Wake Forest students must engage beyond the classroom
Old Gold & Black
Guest Columnist
Friday, November 10, 2017

My first few months at Wake Forest have been fun, engaging and fulfilling overall.

Wake Forest students have impressed me with their work ethic, pride for their school and friendliness. The culture of Wake Forest is indeed a special one, and one I can already tell it is quite unique, especially compared to our peer schools.

Yet, I would be remiss to mention something at Wake Forest I have found extremely problematic so far. For a top 30 university, we seem to struggle a great deal with bringing our intellect outside the classroom.

Now, this is not to make a universal and objective indictment of how our students behave because clearly as a first semester student at Wake Forest, I lack all qualifications to do that.

However, what I have found is that students here are, as one might expect, in possession of formidable intellect. Wake  Forest would not be such a competitive school to get into and retain such brilliant faculty unless there was an institutional focus on attracting the best and brightest young minds from all over the world. Yet, despite having such critical thinking abilities, people flinch and hesitate at bringing important conversations outside of the classroom.

Students appear to be far more content with discussing which fraternity event one might attend later that day and the latest campus hear say, than current events, their world views or even their classes outside of the complaint that they have copious amounts of homework.

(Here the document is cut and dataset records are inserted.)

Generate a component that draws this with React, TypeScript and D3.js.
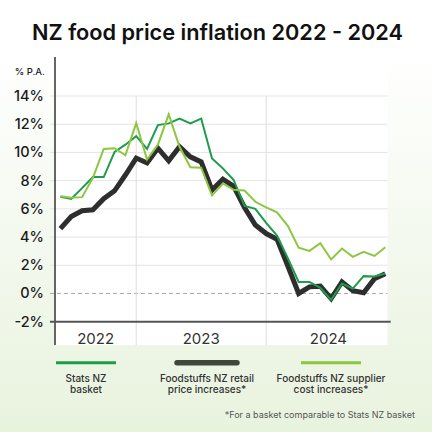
import React from "react";
import * as d3 from "d3";

const months: string[] = [
  "2022-05","2022-06","2022-07","2022-08","2022-09","2022-10","2022-11","2022-12",
  "2023-01","2023-02","2023-03","2023-04","2023-05","2023-06","2023-07","2023-08",
  "2023-09","2023-10","2023-11","2023-12","2024-01","2024-02","2024-03","2024-04",
  "2024-05","2024-06","2024-07","2024-08","2024-09","2024-10","2024-11",
];

const statsNZ: number[] = [
  6.85, 6.7, 7.47, 8.25, 8.25, 10.04, 10.55, 11.15, 10.25, 11.94, 12.06, 12.4, 12.06, 12.4, 9.57, 8.87,
  8.04, 6.2, 6.0, 5.0, 4.1, 2.5, 0.82, 0.82, 0.4, -0.45, 0.71, 0.35, 1.23, 1.2, 1.42,
];

const retail: number[] = [
  4.6, 5.45, 5.87, 5.93, 6.72, 7.28, 8.4, 9.6, 9.25, 10.3, 9.4, 10.4, 9.69, 9.33, 7.33, 8.1,
  7.6, 6.1, 4.85, 4.25, 3.85, 1.95, 0.0, 0.47, 0.52, -0.36, 0.82, 0.2, 0.05, 1.05, 1.4,
];

const supplier: number[] = [
  6.9, 6.78, 6.83, 8.2, 10.25, 10.3, 9.8, 12.08, 9.5, 10.55, 12.7, 10.4, 8.95, 8.92, 6.95, 7.8,
  7.35, 7.3, 6.5, 6.1, 5.75, 4.8, 3.25, 3.02, 3.57, 2.41, 3.19, 2.6, 2.95, 2.66, 3.28,
];

const yTicks: number[] = [-2, 0, 2, 4, 6, 8, 10, 12, 14];
const yearLabels: string[] = ["2022", "2023", "2024"];
const yearBreaks: string[] = ["2022-12", "2023-12"];

const legendItems = [
  { lines: ["Stats NZ", "basket"], color: "#1e9b4b", width: 3, cx: 86 },
  { lines: ["Foodstuffs NZ retail", "price increases*"], color: "#3f473b", width: 5.5, cx: 207 },
  { lines: ["Foodstuffs NZ supplier", "cost increases*"], color: "#8dc641", width: 3, cx: 331 },
];

const FONT = "Inter, 'Noto Sans', sans-serif";

export default function App() {
  const W = 432, H = 432;
  const left = 55, right = 390.7, plotRight = 387.5;
  const x = d3.scalePoint<string>().domain(months).range([left, right]).padding(0.5);
  const y = d3.scaleLinear().domain([-2, 14]).range([321.7, 96]);

  const line = d3
    .line<number>()
    .x((_, i) => x(months[i]) as number)
    .y((d) => y(d));

  const breaks = yearBreaks.map((m) => x(m) as number);
  const bounds = [left, ...breaks, right];

  return (
    <svg
      width={W}
      height={H}
      viewBox={`0 0 ${W} ${H}`}
      style={{ position: "absolute", left: 0, top: 0, display: "block" }}
    >
      <defs>
        <linearGradient id="bg" x1="0" y1="0" x2="0" y2="1">
          <stop offset="0.12" stopColor="#ffffff" />
          <stop offset="1" stopColor="#e8f3de" />
        </linearGradient>
      </defs>
      <rect x={0} y={0} width={W} height={H} fill="url(#bg)" />
      <rect x={left} y={57} width={plotRight - left} height={345 - 57} fill="#ffffff" />

      <text
        x={217.5}
        y={40}
        textAnchor="middle"
        fontFamily={FONT}
        fontWeight={600}
        fontSize={22}
        fill="#111"
        textLength={371}
        lengthAdjust="spacingAndGlyphs"
      >
        NZ food price inflation 2022 - 2024
      </text>

      <text x={45} y={75} textAnchor="end" fontFamily={FONT} fontSize={9.5} fontWeight={500} fill="#222">
        % P.A.
      </text>

      {/* horizontal gridlines */}
      {yTicks.filter((t) => t !== 0 && t !== -2).map((t) => (
        <line key={t} x1={50} x2={plotRight} y1={y(t)} y2={y(t)} stroke="#e4e4e4" strokeWidth={1} />
      ))}
      <line x1={50} x2={plotRight} y1={y(0)} y2={y(0)} stroke="#aaaaaa" strokeWidth={1} strokeDasharray="4 3" />

      {/* year separators */}
      {breaks.map((b, i) => (
        <line key={i} x1={b} x2={b} y1={y(14)} y2={345} stroke="#dddddd" strokeWidth={1} />
      ))}

      {/* y tick labels */}
      {yTicks.map((t) => (
        <text
          key={t}
          x={44}
          y={y(t) + 5}
          textAnchor="end"
          fontFamily={FONT}
          fontSize={14.5}
          fontWeight={500}
          fill="#1a1a1a"
        >
          {`${t}%`}
        </text>
      ))}

      {/* axes */}
      <line x1={left} x2={left} y1={57} y2={345} stroke="#333" strokeWidth={1.5} />
      <line x1={50} x2={right} y1={y(-2)} y2={y(-2)} stroke="#555" strokeWidth={2} />

      {/* year labels */}
      {yearLabels.map((lab, i) => (
        <text
          key={lab}
          x={(bounds[i] + bounds[i + 1]) / 2}
          y={343.5}
          textAnchor="middle"
          fontFamily={FONT}
          fontSize={15}
          fill="#333"
        >
          {lab}
        </text>
      ))}

      {/* series */}
      <path d={line(retail) || ""} fill="none" stroke="#2e2e2e" strokeWidth={5} strokeLinejoin="miter" />
      <path d={line(statsNZ) || ""} fill="none" stroke="#1e9b4b" strokeWidth={2} strokeLinejoin="miter" />
      <path d={line(supplier) || ""} fill="none" stroke="#8dc641" strokeWidth={2} strokeLinejoin="miter" />

      {/* legend */}
      {legendItems.map((it) => (
        <g key={it.cx}>
          <line
            x1={it.cx - 30}
            x2={it.cx + 30}
            y1={362.7}
            y2={362.7}
            stroke={it.color}
            strokeWidth={it.width}
            strokeLinecap={it.width > 4 ? "round" : "butt"}
          />
          {it.lines.map((l, j) => (
            <text
              key={j}
              x={it.cx}
              y={382 + j * 11}
              textAnchor="middle"
              fontFamily={FONT}
              fontSize={10}
              fontWeight={500}
              fill="#333"
            >
              {l}
            </text>
          ))}
        </g>
      ))}

      <text x={415} y={418} textAnchor="end" fontFamily={FONT} fontSize={9} fill="#555">
        *For a basket comparable to Stats NZ basket
      </text>
    </svg>
  );
}
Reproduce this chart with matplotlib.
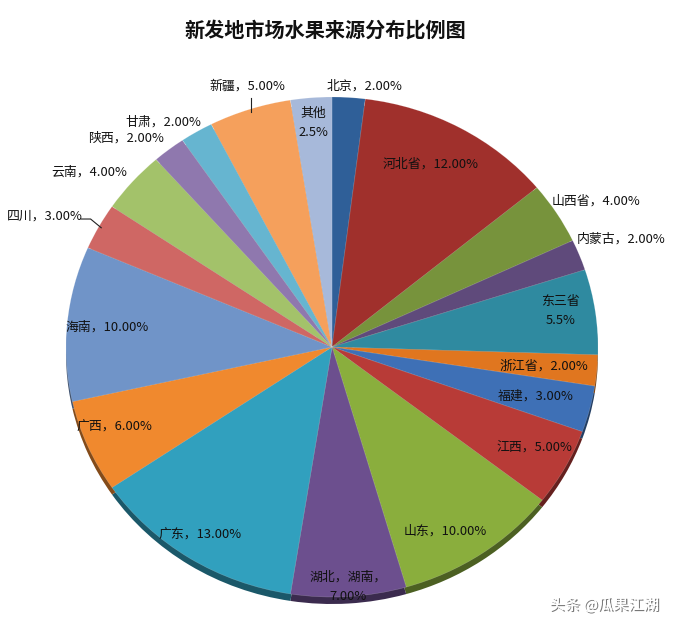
import numpy as np
import matplotlib.pyplot as plt
import matplotlib.colors as mcolors
import matplotlib.patheffects as pe

plt.rcParams['font.family'] = ['Noto Sans CJK SC', 'DejaVu Sans']

# data, clockwise from 12 o'clock
regions = ['北京', '河北省', '山西省', '内蒙古', '东三省', '浙江省', '福建', '江西', '山东',
           '湖北，湖南', '广东', '广西', '海南', '四川', '云南', '陕西', '甘肃', '新疆', '其他']
shares = [2.0, 12.0, 4.0, 2.0, 5.5, 2.0, 3.0, 5.0, 10.0,
          7.0, 13.0, 6.0, 10.0, 3.0, 4.0, 2.0, 2.0, 5.0, 2.5]
label_texts = ['北京，2.00%', '河北省，12.00%', '山西省，4.00%', '内蒙古，2.00%', '东三省\n5.5%',
               '浙江省，2.00%', '福建，3.00%', '江西，5.00%', '山东，10.00%', '湖北，湖南，\n7.00%',
               '广东，13.00%', '广西，6.00%', '海南，10.00%', '四川，3.00%', '云南，4.00%',
               '陕西，2.00%', '甘肃，2.00%', '新疆，5.00%', '其他\n2.5%']

colors = ['#2F5F98', '#A0302C', '#77933C', '#5F4A7B', '#2F8AA0', '#E0761F', '#3E70B6',
          '#B83B37', '#8AAE3D', '#6C4F8E', '#31A0BE', '#F0892E', '#7094C8', '#CF6764',
          '#A3C26A', '#8F78AE', '#66B5D0', '#F5A05C', '#A7B9DA']

# label placement: radius factor and angle nudge (deg) per wedge
label_r = [1.05, 0.82, 1.15, 1.17, 0.87, 0.80, 0.79, 0.86, 0.85, 0.96,
           0.90, 0.88, 0.85, 1.20, 1.15, 1.14, 1.10, 1.09, 0.90]
label_da = [-3, 2, -2, 0, 1.5, 0, 0, 1, -4, 0, -1, -2, 0, 3, 4, 5, 4.5, -1, 0]

fig = plt.figure(figsize=(6.84, 6.32), dpi=100)
ax = fig.add_axes([0, 0, 1, 1])

# pixel geometry of the squashed pie
cx, cy, rx, ry = 332, 347, 266, 250

# 3d rim: darker copy slightly below
dark = [tuple(np.array(mcolors.to_rgb(c)) * 0.55) for c in colors]
ax.pie(shares, colors=dark, startangle=90, counterclock=False, center=(0, -0.028),
       radius=1.0, wedgeprops=dict(linewidth=0), frame=True)
wedges, _ = ax.pie(shares, colors=colors, startangle=90, counterclock=False,
                   radius=1.0, wedgeprops=dict(linewidth=0.4, edgecolor=(1, 1, 1, 0.25)),
                   frame=True)
ax.set_aspect('auto')
ax.set_xlim(-cx / rx, (684 - cx) / rx)
ax.set_ylim(-(632 - cy) / ry, cy / ry)
ax.axis('off')

cum = np.cumsum([0] + shares)
for i, txt in enumerate(label_texts):
    mid = 90 - 3.6 * (cum[i] + cum[i + 1]) / 2 + label_da[i]
    a = np.deg2rad(mid)
    x, y = label_r[i] * np.cos(a), label_r[i] * np.sin(a)
    ax.text(x, y, txt, ha='center', va='center', fontsize=9.3, color='#111111',
            linespacing=1.6)

# leader lines for 新疆 and 四川
for name in ['新疆', '四川']:
    i = regions.index(name)
    mid = np.deg2rad(90 - 3.6 * (cum[i] + cum[i + 1]) / 2)
    p0 = (0.99 * np.cos(mid), 0.99 * np.sin(mid))
    if name == '新疆':
        p1 = (p0[0], p0[1] + 0.055)
        ax.plot([p0[0], p1[0]], [p0[1], p1[1]], color='#222222', lw=0.8)
    else:
        p1 = (p0[0] - 0.04, p0[1] + 0.035)
        p2 = (p1[0] - 0.035, p1[1])
        ax.plot([p0[0], p1[0], p2[0]], [p0[1], p1[1], p2[1]], color='#222222', lw=0.8)

fig.text(325 / 684, 1 - 30 / 632, '新发地市场水果来源分布比例图', ha='center', va='center',
         fontsize=14.5, fontweight='bold', color='#111111')

fig.text(604 / 684, 1 - 605 / 632, '头条 @瓜果江湖', ha='center', va='center',
         fontsize=11, color='white',
         path_effects=[pe.withSimplePatchShadow(offset=(1, -1), shadow_rgbFace='#555555', alpha=0.8),
                       pe.Normal()])

fig.savefig('out.png', dpi=100)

Wake Forest does not get a reputation for being a school where hard work is a necessary prerequisite for success without any facts to support it.

This is absolutely true, evidenced by the grit many of our students show. Also it is indicated by how ZSR is always open well into the early hours of the morning on week days. If we as students put equal parts effort into getting to know each other as intellectuals as we do into finishing our term papers, I could say without a doubt that many of the problems that plague our campus would not exist.

My conclusion that we prefer to act anti-intellectual is one that I do not come to lightly. Critics might argue that as a first-year, I simply have not been ‘looking for the right communities’ to think critically.

I would argue that at a school with as many brilliant students as Wake Forest, one should not need to look any further to their left or right to find the community necessary to be introspective and learn deeply from one another.

Indeed, I have sought out groups on campus that care deeply about the disinterested pursuit of truth, but what I have found — and there is consensus from various faculty members on this — is that students in a quintessentially Wake Forest fashion, have an unspoken intuition to avoid engagement with people they differ from, hiding their hesitation with proper manners and a mask of polite indifference.

As an editor on the Wake Forest Review, I am disappointed in the amounts of derision that our publication receives from left-leaning groups on campus. I have attended Wake Forest for less than three months, and the amount of vitriol from groups on campus that oppose the Review has been somewhat jarring to me.

The Review’s purpose ought to be an invitation for discourse with people that disagree with our views, so that we can come to a common understanding, or at the very least, respectful disagreement.

Instead, because Wake Forest students are immersed in a culture where there is an amorphous and far-reaching fear of bringing important discussions outside the classroom, all that we receive is disdain.

The Review is case-in-point of my argument — students have the intelligence, vocabulary and spirit to debate political matters, but hesitate to have important conversations, which is a function of the culture on campus.